Auch das AGK hat unter Rabbiner Dr. Andreas Nachama, der Anfang 2023 die Leitung des Kollegs übernommen hat, Konsequenzen gezogen. Die Strukturen der Leitungsgremien wurden überprüft, die Beteiligung der Vertreter der Studierenden und der Mitarbeitenden wurde gestärkt, eine Berliner Anwaltskanzlei steht als externer Ombudsmann bereit, eventuelle Beschwerden unabhängig zu prüfen. Das Kolleg bietet seinen Studierenden und seinen Mitarbeitenden ein sicheres Umfeld, versichert nicht nur Rabbiner Nachama, sondern auch die Studierenden. Davon konnte ich mich unlängst überzeugen, als ich am AGK einen Vortrag über die Entwicklung des liberalen Judentums in Deutschland seit 1990 halten konnte.
Ist also wieder alles gut? Leider nein. Der Zentralrat nutzt die „Affäre Homolka“, um seinen angeblichen Alleinvertretungsanspruch durchzusetzen und die liberale Bewegung und die liberale Rabbinerausbildung in Deutschland unter seine Kontrolle zu bekommen. Als Angriffspunkt dient die Trägerschaft des AGK durch eine gGmbH, die bisher, auch bei den Entscheidungen über die Förderung des AGK, keine Rolle spielte. Der Zentralrat stört sich daran, dass die Jüdische Gemeinde zu Berlin Anfang 2023 die Trägerschaft des AGK übernommen hat. Dies kulminierte im Februar 2024 in einer Erklärung des Zentralrats, das Abraham Geiger Kolleg besitze „in seiner derzeitigen Verfasstheit und Trägerschaft“ nicht mehr ein „Ordinationsrecht, dass durch die organisierte Religionsgemeinschaft anerkannt und akzeptiert ist“. Diese Erklärung nahmen die staatlichen Geldgeber zum Anlass, die Förderung des AGK auszusetzen, obwohl die Führungsgremien der WUPJ, der EUPJ und der UPJ die wahrheitswidrige Behauptung des Zentralrats sofort zurückgewiesen haben. Statt seine auf falschen Informationen basierende Entscheidung zu revidieren, lässt sich das Bundesinnenministerium lieber von der Jüdischen Gemeinde zu Berlin verklagen.
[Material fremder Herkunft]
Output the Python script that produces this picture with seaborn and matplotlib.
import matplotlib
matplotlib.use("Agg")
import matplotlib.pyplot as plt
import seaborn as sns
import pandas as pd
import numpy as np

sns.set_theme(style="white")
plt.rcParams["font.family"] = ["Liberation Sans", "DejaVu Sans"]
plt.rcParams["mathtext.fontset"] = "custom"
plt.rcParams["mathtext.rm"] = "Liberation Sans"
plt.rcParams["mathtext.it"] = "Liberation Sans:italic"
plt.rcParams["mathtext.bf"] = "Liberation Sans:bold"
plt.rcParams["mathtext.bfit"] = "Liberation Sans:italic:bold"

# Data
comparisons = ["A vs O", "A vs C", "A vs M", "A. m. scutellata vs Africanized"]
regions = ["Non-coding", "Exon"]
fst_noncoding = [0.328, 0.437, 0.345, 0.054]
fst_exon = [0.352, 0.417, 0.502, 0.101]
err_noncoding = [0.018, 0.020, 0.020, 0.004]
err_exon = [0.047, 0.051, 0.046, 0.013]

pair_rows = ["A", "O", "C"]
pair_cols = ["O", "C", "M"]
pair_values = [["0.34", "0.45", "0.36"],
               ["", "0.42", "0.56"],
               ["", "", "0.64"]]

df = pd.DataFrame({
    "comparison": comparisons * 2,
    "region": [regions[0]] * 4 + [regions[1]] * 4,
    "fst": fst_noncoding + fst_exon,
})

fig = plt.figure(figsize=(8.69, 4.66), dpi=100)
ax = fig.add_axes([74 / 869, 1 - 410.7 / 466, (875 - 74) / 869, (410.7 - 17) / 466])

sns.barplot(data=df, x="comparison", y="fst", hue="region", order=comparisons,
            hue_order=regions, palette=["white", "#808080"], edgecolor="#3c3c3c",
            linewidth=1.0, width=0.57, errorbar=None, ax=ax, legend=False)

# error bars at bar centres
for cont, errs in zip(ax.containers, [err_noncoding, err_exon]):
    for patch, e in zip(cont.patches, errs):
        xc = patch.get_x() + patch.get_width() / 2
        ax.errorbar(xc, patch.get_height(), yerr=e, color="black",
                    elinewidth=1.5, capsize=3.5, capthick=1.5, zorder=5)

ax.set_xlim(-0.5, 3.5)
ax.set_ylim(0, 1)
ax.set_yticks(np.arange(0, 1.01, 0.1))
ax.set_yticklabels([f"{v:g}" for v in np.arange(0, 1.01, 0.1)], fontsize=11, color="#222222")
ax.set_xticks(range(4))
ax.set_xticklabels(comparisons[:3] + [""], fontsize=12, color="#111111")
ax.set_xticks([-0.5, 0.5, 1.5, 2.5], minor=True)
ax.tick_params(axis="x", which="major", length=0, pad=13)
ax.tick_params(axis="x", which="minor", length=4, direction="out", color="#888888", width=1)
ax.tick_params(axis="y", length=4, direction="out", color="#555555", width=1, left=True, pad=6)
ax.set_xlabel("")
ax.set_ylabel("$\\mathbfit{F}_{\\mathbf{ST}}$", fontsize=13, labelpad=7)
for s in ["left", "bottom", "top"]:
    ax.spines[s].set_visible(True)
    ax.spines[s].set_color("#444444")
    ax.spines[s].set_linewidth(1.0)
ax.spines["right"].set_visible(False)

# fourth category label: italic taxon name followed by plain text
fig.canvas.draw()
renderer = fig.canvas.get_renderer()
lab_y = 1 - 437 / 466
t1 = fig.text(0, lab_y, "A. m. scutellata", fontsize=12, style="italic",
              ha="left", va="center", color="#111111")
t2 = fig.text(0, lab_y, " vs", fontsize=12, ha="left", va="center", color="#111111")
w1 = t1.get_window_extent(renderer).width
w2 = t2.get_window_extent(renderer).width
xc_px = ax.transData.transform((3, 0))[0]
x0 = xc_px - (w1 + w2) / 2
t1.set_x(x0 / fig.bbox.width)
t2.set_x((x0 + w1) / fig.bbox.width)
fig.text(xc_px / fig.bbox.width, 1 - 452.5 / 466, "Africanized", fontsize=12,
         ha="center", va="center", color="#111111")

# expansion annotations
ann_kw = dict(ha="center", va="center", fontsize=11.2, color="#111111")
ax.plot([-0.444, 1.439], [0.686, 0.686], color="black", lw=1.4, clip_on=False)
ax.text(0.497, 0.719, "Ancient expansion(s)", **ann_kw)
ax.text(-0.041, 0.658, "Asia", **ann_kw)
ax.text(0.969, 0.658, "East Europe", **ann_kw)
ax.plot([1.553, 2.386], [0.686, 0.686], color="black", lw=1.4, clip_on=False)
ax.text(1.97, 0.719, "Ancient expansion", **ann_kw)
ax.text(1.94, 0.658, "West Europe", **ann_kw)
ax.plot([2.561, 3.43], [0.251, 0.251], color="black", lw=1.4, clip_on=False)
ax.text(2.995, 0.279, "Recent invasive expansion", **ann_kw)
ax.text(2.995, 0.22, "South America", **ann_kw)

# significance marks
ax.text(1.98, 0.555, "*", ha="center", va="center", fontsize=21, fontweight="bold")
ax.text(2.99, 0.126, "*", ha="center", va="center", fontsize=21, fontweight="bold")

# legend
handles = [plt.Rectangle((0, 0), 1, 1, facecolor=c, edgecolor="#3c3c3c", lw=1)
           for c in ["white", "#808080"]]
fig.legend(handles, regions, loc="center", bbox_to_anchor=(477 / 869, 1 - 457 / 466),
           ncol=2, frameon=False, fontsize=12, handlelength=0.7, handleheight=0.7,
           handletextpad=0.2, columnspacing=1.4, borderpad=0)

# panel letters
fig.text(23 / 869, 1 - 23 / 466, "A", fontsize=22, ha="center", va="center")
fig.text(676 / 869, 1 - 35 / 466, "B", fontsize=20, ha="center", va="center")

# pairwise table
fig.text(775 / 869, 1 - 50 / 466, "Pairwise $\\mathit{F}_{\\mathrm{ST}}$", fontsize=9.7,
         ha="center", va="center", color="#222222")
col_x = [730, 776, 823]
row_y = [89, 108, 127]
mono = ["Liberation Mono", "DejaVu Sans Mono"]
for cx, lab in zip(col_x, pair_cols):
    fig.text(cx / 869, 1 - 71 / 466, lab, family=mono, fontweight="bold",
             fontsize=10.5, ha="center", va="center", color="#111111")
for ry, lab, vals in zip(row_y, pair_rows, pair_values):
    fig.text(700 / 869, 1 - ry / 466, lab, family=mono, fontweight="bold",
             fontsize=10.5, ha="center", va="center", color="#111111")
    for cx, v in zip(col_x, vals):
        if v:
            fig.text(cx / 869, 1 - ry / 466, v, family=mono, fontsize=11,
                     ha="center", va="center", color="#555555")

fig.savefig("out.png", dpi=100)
Der Zentralrat will eine von ihm gegründete und von ihm abhängige Stiftung zum alleinigen Träger der liberalen Rabbiner- und Kantoralausbildung in Deutschland zu machen. Ein ohne jegliche Rücksprache mit der weltweiten progressiven jüdischen Bewegung gegründetes Rabbinerseminar des Zentralrats wird allerdings keine internationale Anerkennung finden, wie die Führungsspitzen der WUPJ und der EUPJ in einer Erklärung klar gemacht haben. Das ist keine theoretische Frage, denn die vom Zentralrat ausgebildeten Rabbinerinnen und Rabbiner könnten dann auch zum Beispiel keine verbindlichen Entscheidungen über den jüdischen Status treffen, die von liberalen und Reformgemeinden außerhalb von Deutschland anerkannt werden und auch eine Alija nach Israel ermöglichen.
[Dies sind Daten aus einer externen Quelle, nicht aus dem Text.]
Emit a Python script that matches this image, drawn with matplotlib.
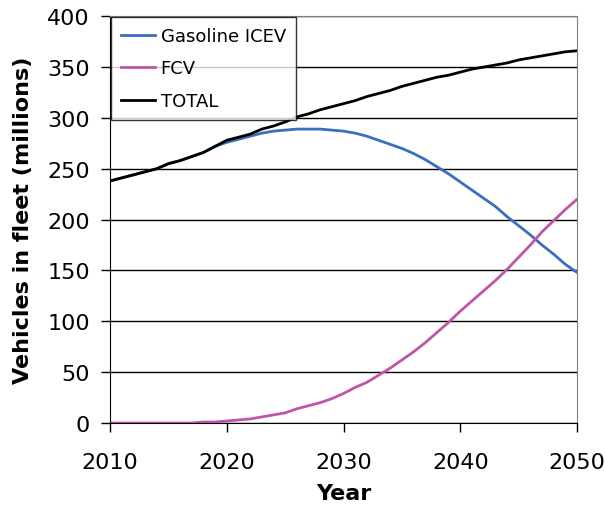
import numpy as np
import matplotlib
matplotlib.use("Agg")
import matplotlib.pyplot as plt

years = list(range(2010, 2051))

total = [238, 241, 244, 247, 250, 255, 258, 262, 266, 272,
         278, 281, 284, 289, 292, 296, 301, 304, 308, 311,
         314, 317, 321, 324, 327, 331, 334, 337, 340, 342,
         345, 348, 350, 352, 354, 357, 359, 361, 363, 365, 366]

gasoline = [238, 241, 244, 247, 250, 255, 258, 262, 266, 272,
            276, 279, 282, 285, 287, 288, 289, 289, 289, 288,
            287, 285, 282, 278, 274, 270, 265, 259, 252, 245,
            237, 229, 221, 213, 203, 194, 185, 175, 166, 156, 148]

fcv = [0, 0, 0, 0, 0, 0, 0, 0, 1, 1,
       2, 3, 4, 6, 8, 10, 14, 17, 20, 24,
       29, 35, 40, 47, 54, 62, 70, 79, 89, 99,
       110, 120, 130, 140, 151, 163, 175, 188, 199, 210, 220]

fig = plt.figure(figsize=(6.05, 5.06), dpi=100)
ax = fig.add_axes([0.1818, 0.162, 0.772, 0.804])

ax.plot(years, gasoline, color="#3a6fbf", lw=2, label="Gasoline ICEV")
ax.plot(years, fcv, color="#c055a8", lw=2, label="FCV")
ax.plot(years, total, color="black", lw=2, label="TOTAL")

ax.set_xlim(2010, 2050)
ax.set_ylim(0, 400)
ax.set_xticks(range(2010, 2051, 10))
ax.set_yticks(range(0, 401, 50))
ax.yaxis.grid(True, color="black", lw=1)
ax.set_axisbelow(True)
ax.tick_params(direction="out", length=6.5, labelsize=16, width=1)
ax.tick_params(axis="x", pad=14)
ax.tick_params(axis="y", pad=8)

for side in ("top", "right"):
    ax.spines[side].set_color("#808080")
for side in ("left", "bottom"):
    ax.spines[side].set_color("black")

ax.set_xlabel("Year", fontsize=16, fontweight="bold", labelpad=8)
ax.set_ylabel("Vehicles in fleet (millions)", fontsize=16, fontweight="bold",
              labelpad=10)

leg = ax.legend(loc="upper left", fontsize=13, frameon=True, fancybox=False,
                edgecolor="black", borderaxespad=0.05, handlelength=1.9,
                handletextpad=0.3, labelspacing=0.8, borderpad=0.55)
leg.get_frame().set_linewidth(1)

fig.savefig("out.png", dpi=100)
Die Machtspiele des Zentralrats gefährden die berufliche Zukunft der Mitarbeitenden und Studierenden des AGK. Vor allem ihretwegen ist zu wünschen, dass wieder der Weg der bewährten Kooperation beschritten wird. Ein Runder Tisch aller Beteiligten wie des Zentralrats, der Jüdischen Gemeinde zu Berlin, des AGK, der UPJ, der EUPJ, der WUPJ und der staatlichen Geldgeber, den Rabbiner Andreas Nachama immer wieder fordert, wäre der erste Schritt dazu.
Dr. Jan Mühlstein war von 1999 bis 2002 Vorsitzender des Trägervereins des Abraham Geiger Kollegs und von 1999 bis 2011 Vorsitzender der Union progressiver Juden in Deutschland.